Эту историю, однако, никто из современников Ксенофонта не заметил, как до диссертации ИП не заметил и ни один исследователь, как в своей собственной книге нашла нужным не заметить затем и ИП. А ведь абсолютно такая же история развернулась прямо в нашей солнцевской квартире и уж ее-то, казалось бы, было трудно не заметить. Мы, увы, не заметили. Возможно, по той же причине ее незаметил и Ксенофонт Эфесский. Он, похоже, просто написал «развлекательный» любовный роман. А превосходно разработанная композиция проросла в нем силой все того же текста-живого существа Платона. И только требованиями безмятежности биологизации самого творческого процесса можно объяснить, что эпоха, столь увлеченная толкованиями всего на свете, не нашла нужным «растолковать», да и вообще хотя бы попытаться «толковать» столь интересный текст и тем самым объяснить причину страданий прекрасных героев. Ведь внешний сюжет романа можно уложить и немного в другую схему, чем мы сделали это раньше. Повествование начинается с рассказа о том, что прекрасный герой не чтил бога Эрота. Но на празднике в храме Артемиды Эрот поразил его любовью к прекрасной Антии. Пораженный любовью, герой, однако, почему-то не радуется, не уповает на счастье, а заболевает, мучается, страдает (с точки зрения современного человека весьма неадекватная реакция, как неадекватными представляются и действия его родных, вопросивших о его «болезни» оракул, выдавший весьма туманное истолкование ситуации). Внутренние страдания дополняются в ходе пленения и мытарств страданиями, причиняемыми ему обстоятельствами и другими людьми. И только согласившись «поправить» свою душу, герой удостаивается избавления от страданий и счастливого завершения своей истории. То есть внешний сюжет есть история подчинения человека Эроту. История такого подчинения, утверждает роман, есть история страданий. А страдания, возможно, и доставляет «скрытый сюжет» книги – прорастание прямо в душе героя живого организма истины платонизирующей философии (чего герой, разумеется, не замечает), как прорастает он и в тексте Ксенофонта, подчиняя себе и внешний сюжет.

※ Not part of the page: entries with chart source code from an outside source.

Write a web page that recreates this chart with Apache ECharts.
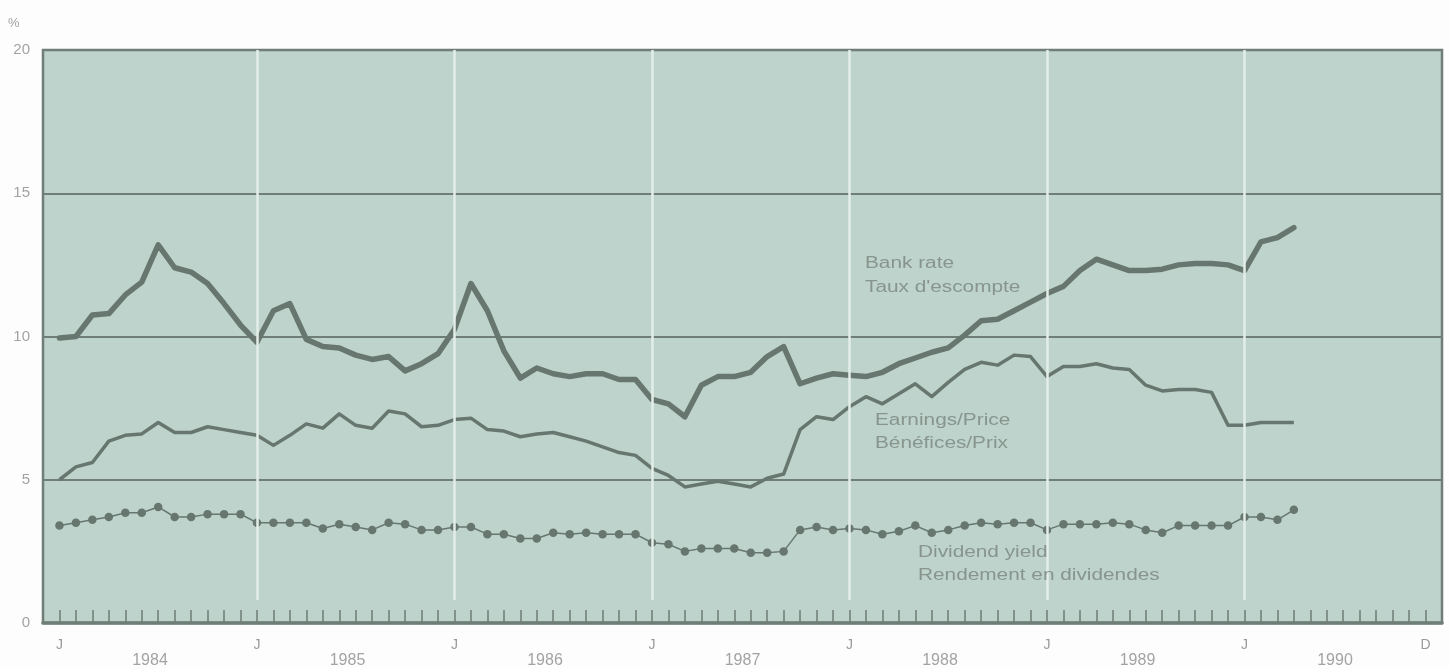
<!DOCTYPE html>
<html>
<head>
<meta charset="utf-8">
<script src="https://cdn.jsdelivr.net/npm/echarts@6/dist/echarts.min.js"></script>
<style>
  html, body { margin: 0; padding: 0; background: #fdfdfd; }
  #chart { width: 1449px; height: 669px; }
</style>
</head>
<body>
<div id="chart"></div>
<script>
// monthly, Jan 1984 = index 0 ... Apr 1990 = index 75
const bankRate = [
  9.95, 10.0, 10.75, 10.8, 11.45, 11.9, 13.2, 12.4, 12.25, 11.85, 11.15, 10.4,
  9.8, 10.9, 11.15, 9.9, 9.65, 9.6, 9.35, 9.2, 9.3, 8.8, 9.05, 9.4,
  10.25, 11.85, 10.9, 9.5, 8.55, 8.9, 8.7, 8.6, 8.7, 8.7, 8.5, 8.5,
  7.8, 7.65, 7.2, 8.3, 8.6, 8.6, 8.75, 9.3, 9.65, 8.35, 8.55, 8.7,
  8.65, 8.6, 8.75, 9.05, 9.25, 9.45, 9.6, 10.05, 10.55, 10.6, 10.9, 11.2,
  11.5, 11.75, 12.3, 12.7, 12.5, 12.3, 12.3, 12.35, 12.5, 12.55, 12.55, 12.5,
  12.3, 13.3, 13.45, 13.8
]
const earningsPrice = [
  5.0, 5.45, 5.6, 6.35, 6.55, 6.6, 7.0, 6.65, 6.65, 6.85, 6.75, 6.65,
  6.55, 6.2, 6.55, 6.95, 6.8, 7.3, 6.9, 6.8, 7.4, 7.3, 6.85, 6.9,
  7.1, 7.15, 6.75, 6.7, 6.5, 6.6, 6.65, 6.5, 6.35, 6.15, 5.95, 5.85,
  5.4, 5.15, 4.75, 4.85, 4.95, 4.85, 4.75, 5.05, 5.2, 6.75, 7.2, 7.1,
  7.55, 7.9, 7.65, 8.0, 8.35, 7.9, 8.4, 8.85, 9.1, 9.0, 9.35, 9.3,
  8.6, 8.95, 8.95, 9.05, 8.9, 8.85, 8.3, 8.1, 8.15, 8.15, 8.05, 6.9,
  6.9, 7.0, 7.0, 7.0
]
const dividendYield = [
  3.4, 3.5, 3.6, 3.7, 3.85, 3.85, 4.05, 3.7, 3.7, 3.8, 3.8, 3.8,
  3.5, 3.5, 3.5, 3.5, 3.3, 3.45, 3.35, 3.25, 3.5, 3.45, 3.25, 3.25,
  3.35, 3.35, 3.1, 3.1, 2.95, 2.95, 3.15, 3.1, 3.15, 3.1, 3.1, 3.1,
  2.8, 2.75, 2.5, 2.6, 2.6, 2.6, 2.45, 2.45, 2.5, 3.25, 3.35, 3.25,
  3.3, 3.25, 3.1, 3.2, 3.4, 3.15, 3.25, 3.4, 3.5, 3.45, 3.5, 3.5,
  3.25, 3.45, 3.45, 3.45, 3.5, 3.45, 3.25, 3.15, 3.4, 3.4, 3.4, 3.4,
  3.7, 3.7, 3.6, 3.95
]
const years = ['1984', '1985', '1986', '1987', '1988', '1989', '1990']
const januaryIdx = [0, 12, 24, 36, 48, 60, 72]
const monthLabel = { 0: 'J', 12: 'J', 24: 'J', 36: 'J', 48: 'J', 60: 'J', 72: 'J', 83: 'D' }
const yTicks = [0, 5, 10, 15, 20]

const lineCol = '#67776f'
const gridCol = '#6f7e77'
const textCol = '#88958f'
const labelFont = '16px "Liberation Sans", Arial, sans-serif'

const chart = echarts.init(document.getElementById('chart'))

const toPairs = arr => arr.map((v, i) => [i, v])

const notes = [
  ['Bank rate', 865, 264],
  ["Taux d'escompte", 865, 288],
  ['Earnings/Price', 875, 421],
  ['Bénéfices/Prix', 875, 444],
  ['Dividend yield', 918, 553],
  ['Rendement en dividendes', 918, 576]
]

chart.setOption({
  animation: false,
  backgroundColor: '#fdfdfd',
  grid: {
    left: 43, right: 7, top: 50, bottom: 46,
    show: true,
    backgroundColor: '#bdd3cb',
    borderColor: gridCol,
    borderWidth: 2.5
  },
  xAxis: [{
    type: 'value',
    min: -1, max: 84, interval: 1,
    axisLine: { show: true, lineStyle: { color: gridCol, width: 3.5 } },
    axisTick: { show: true, inside: true, length: 13, lineStyle: { color: gridCol, width: 1.5 } },
    splitLine: { show: false },
    axisLabel: {
      margin: 15,
      color: '#9a9a9a',
      fontSize: 14,
      fontFamily: 'Liberation Sans',
      showMinLabel: true, showMaxLabel: true,
      formatter: v => monthLabel[v] || ''
    }
  }, {
    type: 'value',
    min: -1, max: 84, interval: 0.5,
    position: 'bottom',
    axisLine: { show: false },
    axisTick: { show: false },
    splitLine: { show: false },
    axisLabel: {
      margin: 30,
      color: '#a3a3a3',
      fontSize: 16,
      fontFamily: 'Liberation Sans',
      formatter: v => {
        const k = (v - 5.5) / 12
        return Number.isInteger(k) && years[k] ? years[k] : ''
      }
    }
  }],
  yAxis: {
    type: 'value',
    min: yTicks[0], max: yTicks[yTicks.length - 1], interval: 5,
    name: '%',
    nameLocation: 'end',
    nameGap: 20,
    nameTextStyle: { color: '#a3a3a3', fontSize: 13, align: 'right', padding: [0, 40, 0, 0] },
    axisLine: { show: false },
    axisTick: { show: false },
    axisLabel: { margin: 13, color: '#a3a3a3', fontSize: 15, fontFamily: 'Liberation Sans' },
    splitLine: { show: true, lineStyle: { color: gridCol, width: 2 } }
  },
  series: [
    {
      type: 'line',
      data: [],
      z: 1,
      silent: true,
      markLine: {
        silent: true,
        symbol: 'none',
        label: { show: false },
        lineStyle: { color: '#e3ede9', width: 2.5, type: 'solid' },
        data: januaryIdx.slice(1).map(m => [{ coord: [m, 0.8] }, { coord: [m, 20] }])
      }
    },
    {
      name: 'Bank rate',
      type: 'line',
      z: 3,
      data: toPairs(bankRate),
      symbol: 'none',
      lineStyle: { color: lineCol, width: 5.5, join: 'round', cap: 'round' }
    },
    {
      name: 'Earnings/Price',
      type: 'line',
      z: 3,
      data: toPairs(earningsPrice),
      symbol: 'none',
      lineStyle: { color: lineCol, width: 3.5, join: 'round' }
    },
    {
      name: 'Dividend yield',
      type: 'line',
      z: 3,
      data: toPairs(dividendYield),
      symbol: 'circle',
      symbolSize: 8.5,
      showAllSymbol: true,
      itemStyle: { color: lineCol, borderWidth: 0 },
      lineStyle: { color: lineCol, width: 1.5 }
    }
  ],
  graphic: notes.map(([t, x, y]) => ({
    type: 'text',
    x: x, y: y,
    scaleX: 1.3,
    z: 10,
    silent: true,
    style: {
      text: t,
      font: labelFont,
      fill: textCol,
      align: 'left',
      verticalAlign: 'middle',
      textAlign: 'left',
      textVerticalAlign: 'middle'
    }
  }))
})
</script>
</body>
</html>
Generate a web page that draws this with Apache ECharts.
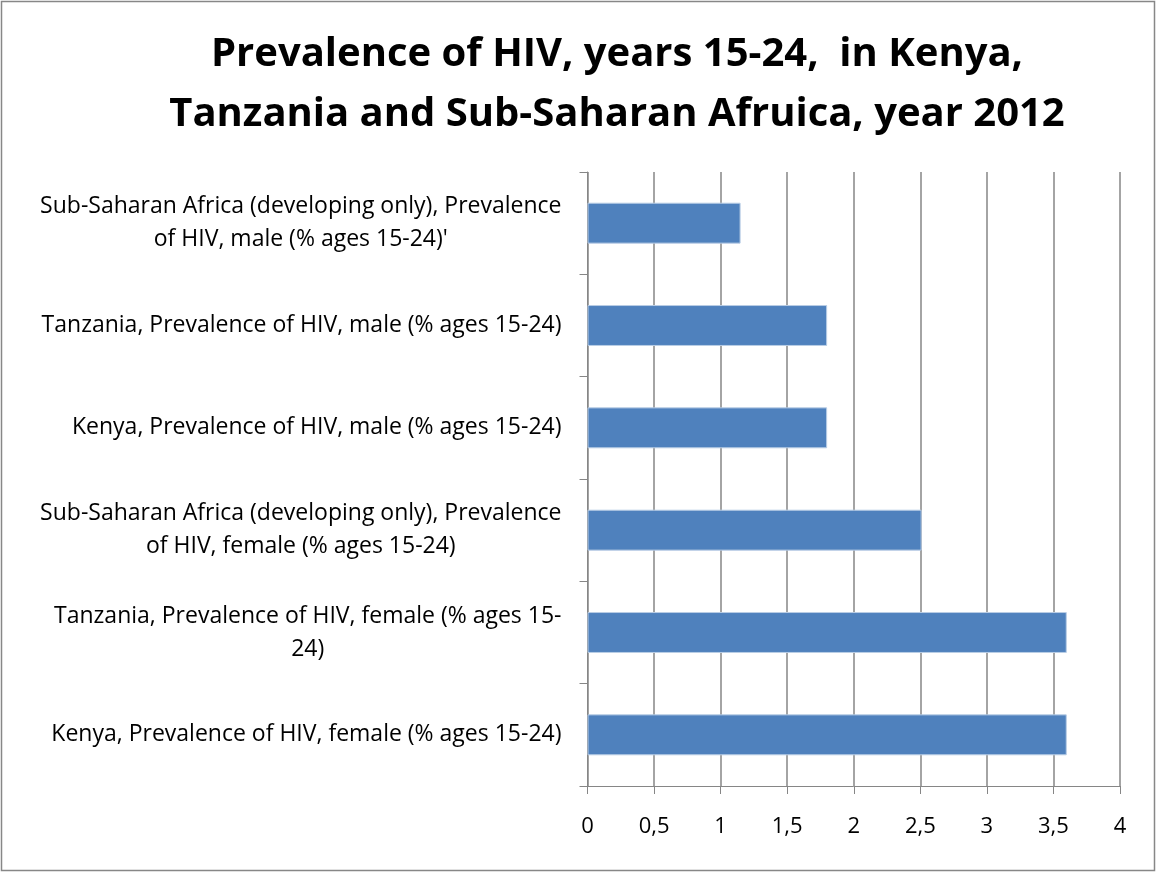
<!DOCTYPE html>
<html><head><meta charset="utf-8">
<script src="https://cdn.jsdelivr.net/npm/echarts@6/dist/echarts.min.js"></script>
<style>html,body{margin:0;padding:0;background:#fff}#c{width:1157px;height:873px}</style>
</head><body><div id="c"></div>
<script>
const categories = [
  "Kenya, Prevalence of HIV, female (% ages 15-24)",
  "Tanzania, Prevalence of HIV, female (% ages 15-\n24)",
  "Sub-Saharan Africa (developing only), Prevalence\nof HIV, female (% ages 15-24)",
  "Kenya, Prevalence of HIV, male (% ages 15-24)",
  "Tanzania, Prevalence of HIV, male (% ages 15-24)",
  "Sub-Saharan Africa (developing only), Prevalence\nof HIV, male (% ages 15-24)'"
];
const values = [3.6, 3.6, 2.51, 1.8, 1.8, 1.15];
const titleText = "Prevalence of HIV, years 15-24,  in Kenya,\nTanzania and Sub-Saharan Afruica, year 2012";

const chart = echarts.init(document.getElementById('c'), null, {renderer: 'canvas'});
const FONT = '"Open Sans", sans-serif';
chart.setOption({
  animation: false,
  backgroundColor: '#fff',
  title: {
    text: titleText,
    left: 612, top: 20, textAlign: 'center',
    textStyle: {fontFamily: FONT, fontWeight: 'bold', fontSize: 40, lineHeight: 60, color: '#000'}
  },
  grid: {left: 587.5, right: 37, top: 172, bottom: 87, containLabel: false},
  xAxis: {
    type: 'value', min: 0, max: 4, interval: 0.5,
    axisLine: {show: true, lineStyle: {color: '#868686', width: 1}},
    axisTick: {show: true, length: 8, lineStyle: {color: '#868686'}},
    splitLine: {show: true, lineStyle: {color: '#868686', width: 1.5}},
    axisLabel: {
      margin: 30, color: '#000', fontFamily: FONT, fontSize: 22,
      formatter: v => String(v).replace('.', ',')
    }
  },
  yAxis: {
    type: 'category', data: categories,
    axisLine: {show: true, lineStyle: {color: '#868686', width: 1}},
    axisTick: {show: true, length: 8, lineStyle: {color: '#868686'}},
    axisLabel: {
      margin: 26, align: 'right', color: '#000', fontFamily: FONT, fontSize: 23,
      formatter: v => v.split('\n').map(s => '{c|' + s + '}').join('\n'),
      rich: {c: {align: 'center', fontFamily: FONT, fontSize: 23, lineHeight: 33, color: '#000'}}
    }
  },
  series: [{
    type: 'bar', data: values, barWidth: '40%',
    itemStyle: {color: '#4F81BD', borderColor: '#B9CDE5', borderWidth: 1}
  }],
  graphic: [{
    type: 'rect', silent: true, z: 100,
    shape: {x: 1.5, y: 1.5, width: 1153, height: 869},
    style: {fill: 'none', stroke: '#878787', lineWidth: 1.5}
  }]
});
</script></body></html>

Тонкость, изящество, красота, четкость композиционных линий, завершенность и удивительное совершенство композиционных фигур, какое-то почти нечеловеческое мастерство исполнения композиционных деталей приравнивают на уровне композиции книгу Ксенофонта к подлинно природному произведению. Способность в самых разных ракурсах открываться удивленным взорам исследователей подвижным калейдоскопом геометрических и природных форм, ячейками пчелиных сот, разноцветьем повествовательных пластов, тонким филигранным рисунком переплетений мотивов, протуберанцами энергийных сил, закрывающимся на ночь цветком, гибкой пластикой движений, мягким воском снов, космическими элементами, ритмом телесных и интеллектуальных пульсаров, как капля отражая в себе весь мир и выворачивая эту каплю целым миром новых «чудес», - сами диалоги Платона с точки зрения формы представляются порой нерукотворным природным чудом, способным так и сяк «играть» своими гранями и фигурами в зависимости от ракурсов их созерцания, бить хвостами свежевыловленной рыбы, нестись по ветру пестрыми нитями распутанных софистических узлов, разверзаться сомнамбулической бездной хоры… Как сквозь нас прорастает красота березовых рощ, садов камней, отвесных скал, извилистых фьордов… Как сквозь нашу душу в африканскую саванну прорываются слон, жираф и лев… Как в наших клетках формируется кристаллическая структура снежинки – одной из форм вселенского совершенства… Как в нашей душе готовится и свершается Большой взрыв, вновь и вновь открывающий историю Вселенной. А вот это можно увидеть не столько через душевные муки Антии и Габрокома, сколько через специализированное страдание души, с которым работает институт профессиональной психиатрической и неврологической помощи. Но прежде страдания психическая болезнь нередко открывается как интенсивное эйфорическое удовольствие – возможно, лишь подготовка к последующим биологическим работам дипломированных специалистов.